Tidak hanya hal itu, satu-satunya calon bupati Perempuan di Kabupaten Lumajang ini mempunyai relawan khusus dengan nama relawan kerudung merah. Berbicara tentang kerudung erat kaitannya dengan seorang perempuan. Relawan ini cukup masif menggelar kegiatan keperempuanan yang dilakukan diberbagai kecamatan-kecamatan di Kabupaten Lumajang. Misalnya diskusi soal pentingnya peran Perempuan dalam bidang politik. Meskipun pada akhirnya relawan ini tidak luput dari cibiran yang negativ di media sosial.

Kita telaah secara radiks. Kultur keagamaan banyak dikaitkan yang pada akhirnya menjadi stereotip patriakis. Padahal seperti yang sudah penulis bahas diatas. Di dalam negara demokrasi dan wilayah public sphere bias gender ini harus ditiadakan. Karena kedudukan dalam wilayah sosial ataupun politik pererempuan dan laki-laki memiliki kesempatan yang setara.

Tetapi pada realitanya, Masyarakat Lumajang terkhusus, masih terjerembab pada stereotip pemikiran yang dungu, primitiv, dan banal (gender di wilayah sosial dan politik). Pemikiran yang dangkal ini harus segera diakhiri, barangkali sebagai seorang pemuda kelahiran Lumajang penulis mencoba mengedukasi lewat tulisan ini menggunakan pola dekontruksi dari Jacques Derrida.

Derrida menyoroti ide bahwa bahasa memiliki kecenderungan untuk menciptakan hierarki dan oposisi.
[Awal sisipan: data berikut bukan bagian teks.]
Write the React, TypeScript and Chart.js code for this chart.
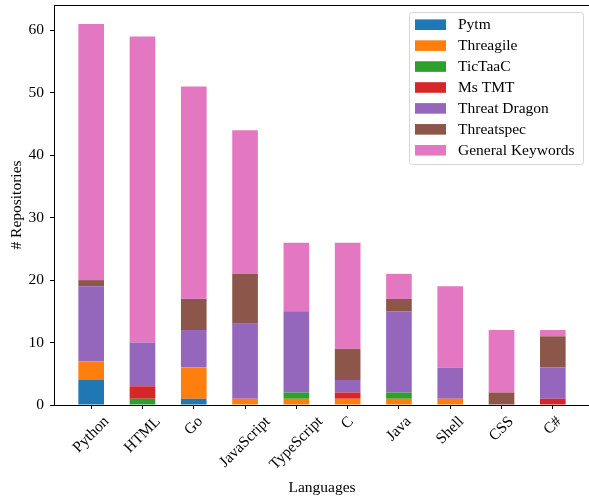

Dalam konteks politik, hal ini dapat terlihat dalam cara bahasa dan kebijakan menciptakan perbedaan gender yang memihak pada pihak laki-laki. Perempuan sering kali diwakili secara stereotip dalam bahasa dan disesuaikan dengan norma-norma sosial yang mempertahankan dominasi laki-laki.

Derrida juga menekankan pentingnya dekonstruksi, yaitu memeriksa dan meruntuhkan struktur konseptual yang membatasi pemikiran. Dalam hal ini, dekonstruksi dapat diterapkan untuk memeriksa dan memahami konsep-konsep seperti peran gender yang mungkin dibangun oleh kebijakan politik. Oleh karena itu, perlu ada upaya untuk meruntuhkan norma-norma gender yang tidak adil dan membebaskan perempuan dari struktur kekuasaan yang merugikannya.

Bahasa sederhananya, kepemimpinan (public sphere) pasti dimiliki oleh manusia. Oleh karena itu, tidak di consen kan kepemimpinan hanya dimiliki oleh kaum Adam saja. Maka ketika mayoritas masyarakat Indonesia termasuk masyarakat Lumajang. Perlu adanya dekontruksi yang masif agar kita juga bijak dalam berpikir, berbicara, dan bertindak. Ketika hal tersebut dilakukan dengan masif juga perlunya edukasi yang dilakukan pemerintah, maka demokrasi di Indonesia atau di Lumajang akan mengalami kenaikan keelokan demokrasi.